# Euler's formula relates the number of faces, edges, and vertices in a polyhedron

Eulers formula relates number of faces (F ), edges (E), and vertices (V) of a polyhedron (a solid with flat faces). Euler's formula is given by \begin{align} F-E+V=2. \end{align}

Let us check Euler's formula on a few polyhedron.

## Cube

A cube is a polyhedron as it has flat faces. A face is the flat part of the polyhedron. A cube has 6 faces.

The intersection two faces is called an edge. It is a line. A cube has 12 edges.

The intersection of three (or more) edges is called a vertex. These are the corner points. A cube has 8 vertices.

A cube has 6 faces ($F=6$), 12 edges ($E=12$) and 8 vertices ($V=8$). Thus, \begin{align} F-E+V=6-12+8=2. \end{align} The number of faces, edges and vertices in a cube satisfies the Euler's formula.

A solid bounded by six rectangular plane faces is called a cuboid. A book, a brick, or a matchbox are examples of cuboid.

A cuboid whose length, breadth and height are equal is called a cube.

## Prism

A solid whose two faces are parallel polygons and the side faces are rectangular is called a prism.

If polygon in a prism is a triangle then it is called a triangular prism. The prism you see in optics lab is a triangular prism.

A triangular prism has 2 triangular parallel faces and 3 rectangular faces. The total number of faces in a triangular prism is $F=2+3=5$. It has 9 edges and 6 vertices. Thus, \begin{align} F-E+V=5-9+6=2. \end{align} The number of faces, edges and vertices in a triangular prism satisfies the Euler's formula.

If polygon in a prism is a rectangle then we get a cuboid. A cuboid is also called a rectangular prism.

## Pyramid

A pyramid is a solid whose base is a polygon and whose side faces are triangles having a common vertex. The common vertex is called vertex of the pyramid.

If base of a pyramid is a square then we get a square pyramid. If base is a rectangle then we get a rectangular pyramid. A square (or rectangular) pyramid has 5 faces (1 base and 4 triangular side faces), 8 edges and 5 vertices. Thus, \begin{align} F-E+V=5-8+5=2. \end{align} The number of faces, edges and vertices in a rectangular pyramid satisfies the Euler's formula.

If base of a pyramid is a triangle then we get triangular pyramid. A triangular pyramid is also called tetrahedron. It has 4 faces, 6 edges and 4 vertices. Thus, \begin{align} F-E+V=4-6+4=2. \end{align} The number of faces, edges and vertices in a tetrahedron satisfies the Euler's formula.
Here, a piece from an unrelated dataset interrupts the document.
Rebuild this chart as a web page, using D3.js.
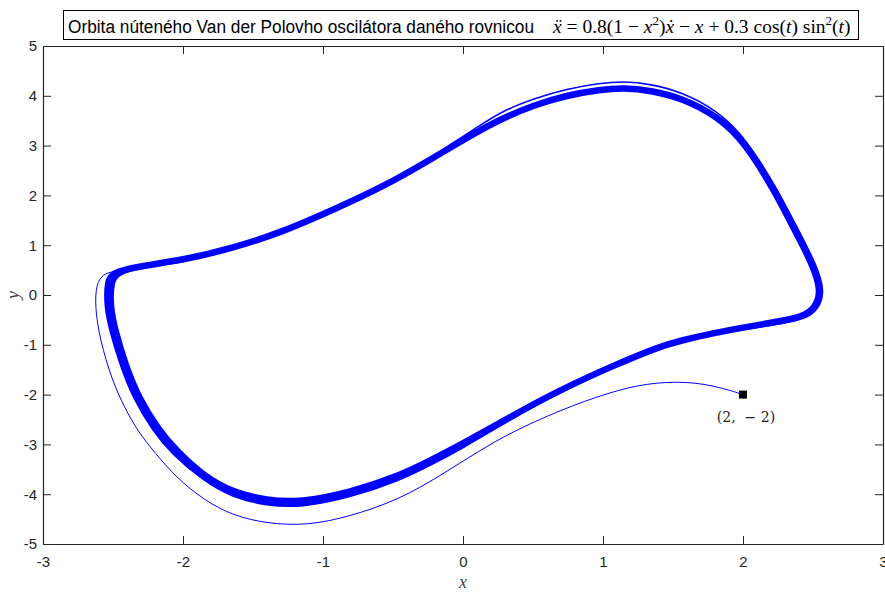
<!DOCTYPE html>
<html><head><meta charset="utf-8">
<script src="https://cdn.jsdelivr.net/npm/d3@7"></script>
<style>
body{margin:0;background:#fff;}
svg{display:block;}
</style></head>
<body>
<svg id="chart" width="885" height="592"></svg>
<script>
// ---- data ----
const xTicks = [-3,-2,-1,0,1,2,3];
const yTicks = [5,4,3,2,1,0,-1,-2,-3,-4,-5];
const startPoint = [2,-2];
const startLabel = "(2,  \u2212 2)";
// limit-cycle band (centre of the thick band), clockwise
const cycleX = [-2.54,-2.50,-2.357,-2.0,-1.643,-1.286,-0.929,-0.571,-0.214,0.029,0.264,0.5,0.743,0.979,1.15,1.336,1.571,1.814,1.979,2.09,2.22,2.35,2.445,2.52,2.555,2.514,2.43,2.28,2.05,1.78,1.55,1.407,1.05,0.693,0.336,-0.021,-0.236,-0.45,-0.807,-1.164,-1.4,-1.643,-1.85,-2.07,-2.2,-2.343,-2.436,-2.507,-2.543];
const cycleY = [0.30,0.44,0.56,0.70,0.94,1.27,1.71,2.17,2.75,3.163,3.527,3.81,4.01,4.125,4.16,4.11,3.95,3.59,3.153,2.71,2.11,1.41,0.90,0.44,0.04,-0.26,-0.43,-0.52,-0.63,-0.77,-0.92,-1.03,-1.446,-1.908,-2.45,-3.05,-3.37,-3.67,-4.02,-4.22,-4.18,-4.02,-3.68,-3.15,-2.71,-2.05,-1.37,-0.70,-0.24];
// inner lap that widens the band along the bottom and the left side
const innerX = [1.05,0.693,0.336,-0.021,-0.236,-0.45,-0.807,-1.164,-1.4,-1.643,-1.85,-2.04,-2.17,-2.315,-2.41,-2.48,-2.515,-2.51,-2.47,-2.357,-2.0];
const innerY = [-1.446,-1.908,-2.43,-3.0,-3.31,-3.61,-3.95,-4.15,-4.11,-3.95,-3.62,-3.13,-2.70,-2.05,-1.37,-0.70,-0.24,0.28,0.42,0.56,0.70];
// outer lap that widens the band along the right side
const rightX = [1.15,1.336,1.571,1.83,1.995,2.107,2.237,2.367,2.462,2.537,2.572,2.53,2.44,2.28,2.05,1.78,1.55,1.407];
const rightY = [4.16,4.11,3.95,3.59,3.153,2.71,2.11,1.41,0.90,0.44,0.04,-0.28,-0.46,-0.55,-0.65,-0.77,-0.92,-1.03];
// separate outermost lap visible above the band at the top
const outerX = [-0.1,0.1,0.3,0.5,0.743,0.979,1.15,1.336,1.571,1.814,1.979,2.09,2.2];
const outerY = [3.0,3.37,3.72,3.94,4.14,4.255,4.29,4.24,4.07,3.70,3.26,2.80,2.26];
// transient from (2,-2)
const transX = [2,1.836,1.6,1.314,1.05,0.693,0.336,0.121,-0.164,-0.45,-0.807,-1.114,-1.4,-1.643,-1.85,-2.05,-2.2,-2.32,-2.42,-2.507,-2.593,-2.629,-2.62,-2.571,-2.5,-2.357,-2.0];
const transY = [-2,-1.85,-1.73,-1.77,-1.95,-2.31,-2.77,-3.12,-3.63,-4.10,-4.45,-4.63,-4.59,-4.43,-4.12,-3.66,-3.17,-2.75,-2.25,-1.71,-0.90,-0.24,0.22,0.42,0.47,0.56,0.70];

// ---- layout ----
const svg = d3.select("#chart");
const L=43, R=883, T=46, B=544;
const x = d3.scaleLinear().domain([-3,3]).range([L,R]);
const y = d3.scaleLinear().domain([-5,5]).range([B,T]);
const axisColor = "#262626";
const tickFont = "'Liberation Sans Narrow','Liberation Sans',Arial,sans-serif";
const blue = "#0000ff";

const pts = (xs,ys)=>d3.range(xs.length).map(i=>[xs[i],ys[i]]);
const lineClosed = d3.line().x(d=>x(d[0])).y(d=>y(d[1])).curve(d3.curveBasisClosed);
const lineOpen = d3.line().x(d=>x(d[0])).y(d=>y(d[1])).curve(d3.curveBasis);

svg.append("path").attr("d",lineOpen(pts(transX,transY))).attr("fill","none").attr("stroke",blue).attr("stroke-width",1);
svg.append("path").attr("d",lineClosed(pts(cycleX,cycleY))).attr("fill","none").attr("stroke",blue).attr("stroke-width",6.5).attr("stroke-linejoin","round");
svg.append("path").attr("d",lineOpen(pts(innerX,innerY))).attr("fill","none").attr("stroke",blue).attr("stroke-width",5).attr("stroke-linecap","round");
svg.append("path").attr("d",lineOpen(pts(rightX,rightY))).attr("fill","none").attr("stroke",blue).attr("stroke-width",4).attr("stroke-linecap","round");
svg.append("path").attr("d",lineOpen(pts(outerX,outerY))).attr("fill","none").attr("stroke",blue).attr("stroke-width",1.6);

// axes (box with inward ticks)
const tl = 8;
const gB = svg.append("g").attr("transform",`translate(0,${B})`)
  .call(d3.axisBottom(x).tickValues(xTicks).tickSizeInner(-tl).tickSizeOuter(0).tickPadding(12).tickFormat(d=>String(d)));
const gT = svg.append("g").attr("transform",`translate(0,${T})`)
  .call(d3.axisTop(x).tickValues(xTicks).tickSizeInner(-tl).tickSizeOuter(0).tickFormat(""));
const gL = svg.append("g").attr("transform",`translate(${L},0)`)
  .call(d3.axisLeft(y).tickValues(yTicks).tickSizeInner(-tl).tickSizeOuter(0).tickPadding(6).tickFormat(d=>String(d)));
const gR = svg.append("g").attr("transform",`translate(${R},0)`)
  .call(d3.axisRight(y).tickValues(yTicks).tickSizeInner(-tl).tickSizeOuter(0).tickFormat(""));
[gB,gT,gL,gR].forEach(g=>{
  g.selectAll("path").attr("stroke",axisColor).attr("stroke-width",1.2);
  g.selectAll("line").attr("stroke",axisColor).attr("stroke-width",1);
  g.selectAll("text").attr("fill",axisColor).style("font-family",tickFont).style("font-size","15px");
});

// start marker
svg.append("rect").attr("x",x(startPoint[0])-4).attr("y",y(startPoint[1])-4).attr("width",8).attr("height",8).attr("fill","#000");
svg.append("text").attr("x",x(startPoint[0])+3).attr("y",y(startPoint[1])+27).attr("text-anchor","middle")
  .style("font-family","'DejaVu Serif','Liberation Serif',serif").style("font-size","14px").attr("fill","#222")
  .attr("xml:space","preserve").text(startLabel);

// axis labels
svg.append("text").attr("x",463).attr("y",588).attr("text-anchor","middle")
  .style("font-family","'Liberation Serif',serif").style("font-style","italic").style("font-size","18px").attr("fill","#444").text("x");
svg.append("text").attr("transform","translate(19,295) rotate(-90)").attr("text-anchor","middle")
  .style("font-family","'Liberation Serif',serif").style("font-style","italic").style("font-size","18px").attr("fill","#444").text("y");

// title box
svg.append("rect").attr("x",63.5).attr("y",10.5).attr("width",795).attr("height",29).attr("fill","#fff").attr("stroke","#000").attr("stroke-width",1);
svg.append("text").attr("x",68).attr("y",33).style("font-size","18px").attr("fill","#000")
  .style("font-family",tickFont).attr("textLength",466).attr("lengthAdjust","spacingAndGlyphs")
  .text("Orbita núteného Van der Polovho oscilátora daného rovnicou");
const m = svg.append("text").attr("x",553).attr("y",33).style("font-size","19.5px").attr("fill","#000")
  .style("font-family","'Liberation Serif','DejaVu Serif',serif");
m.append("tspan").style("font-style","italic").text("\u1E8D");
m.append("tspan").text(" = 0.8(1 \u2212 ");
m.append("tspan").style("font-style","italic").text("x");
m.append("tspan").attr("dy",-8).style("font-size","13px").text("2");
m.append("tspan").attr("dy",8).text(")");
m.append("tspan").style("font-style","italic").text("\u1E8B");
m.append("tspan").text(" \u2212 ");
m.append("tspan").style("font-style","italic").text("x");
m.append("tspan").text(" + 0.3 cos(");
m.append("tspan").style("font-style","italic").text("t");
m.append("tspan").text(") sin");
m.append("tspan").attr("dy",-8).style("font-size","13px").text("2");
m.append("tspan").attr("dy",8).text("(");
m.append("tspan").style("font-style","italic").text("t");
m.append("tspan").text(")");
</script>
</body></html>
The number of faces, edges and vertices in common polyhedron is given in the following table.

Name Faces (F) Edges (E) Vertices (V)
Cuboid (or Cube) 6 12 8
Triangular prism 5 9 6
Square (or rectangular) pyramid 5 8 5
Triangular pyramid (tetrahedron) 4 6 4

The Euler's formula $F-E+V=2$ is called a topological invariance.

## Exercise

1. Write the number of vertices (V), faces (F) and edges (E) in (a) cuboid (b) cube (c) prism (d) square pyramid (e) triangular pyramid - tetrahedron.
2. Show that $F-E+V=2$ for above three dimensional figures.